Il camionista, dopo aver intimato di fermarsi all'automobilista, ha accostato sulla corsia di emergenza ed è sceso dal proprio mezzo per dirigersi infuriato verso il guidatore dell'auto. Tra i due si sarebbe acceso un diverbio scaturito in botte da orbi. L'autotrasportatore avrebbe minacciato l'uomo con un coltello e l'avrebbe percosso. Visto la scena i due camionisti che seguivano l'automezzo del primo decidono di arrivare in soccorso del collega.
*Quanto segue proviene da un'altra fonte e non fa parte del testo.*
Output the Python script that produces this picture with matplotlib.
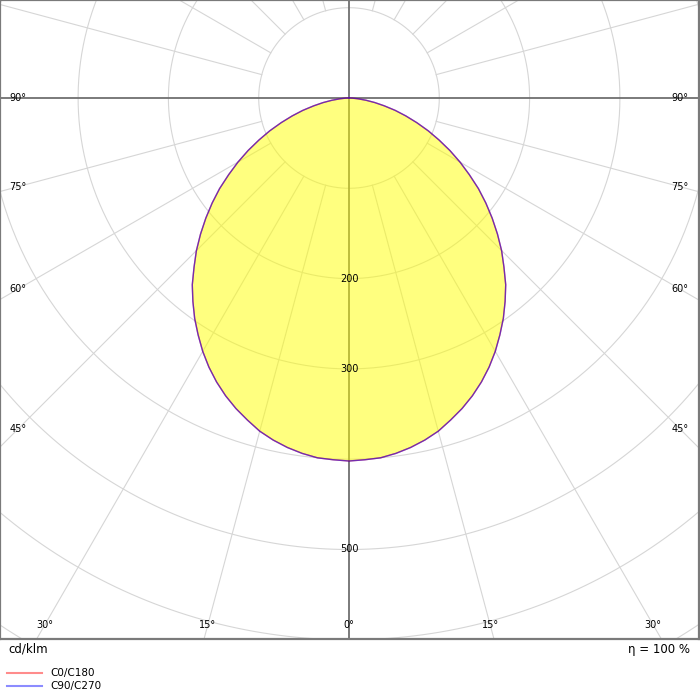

Arrivati sul luogo della discussione, per sedare gli animi, cercano di ristabilire l'ordine. I due verranno poi chiamati come testi nel processo a carico dell'autotrasportatore citato per lesioni e porto abusivo d'armi. Durante l'escussione negheranno di aver visto il collega scagliarsi contro l'uomo e riferiranno di aver assistito solo a un' accesa discussione. Ma il giudice, dopo aver ascoltato il racconto dettagliato della parte offesa e di un altro testimone oculare, ha ritenuto le testimonianze dei due camionisti mendaci, tanto da definirli testi a discarico essendo anche amici dell'imputato, ha così rinviato gli atti in Procura e ha aperto nei loro confronti un procedimento penale per calunnia. Ieri l'epilogo con la pesante condanna. Durante la requisitoria il Pm aveva chiesto 2 anni per ognuno degli imputati, mentre il giudice ha emesso una sentenza del doppio della pena richiesta, giustificando la condanna con la gravità del dolo.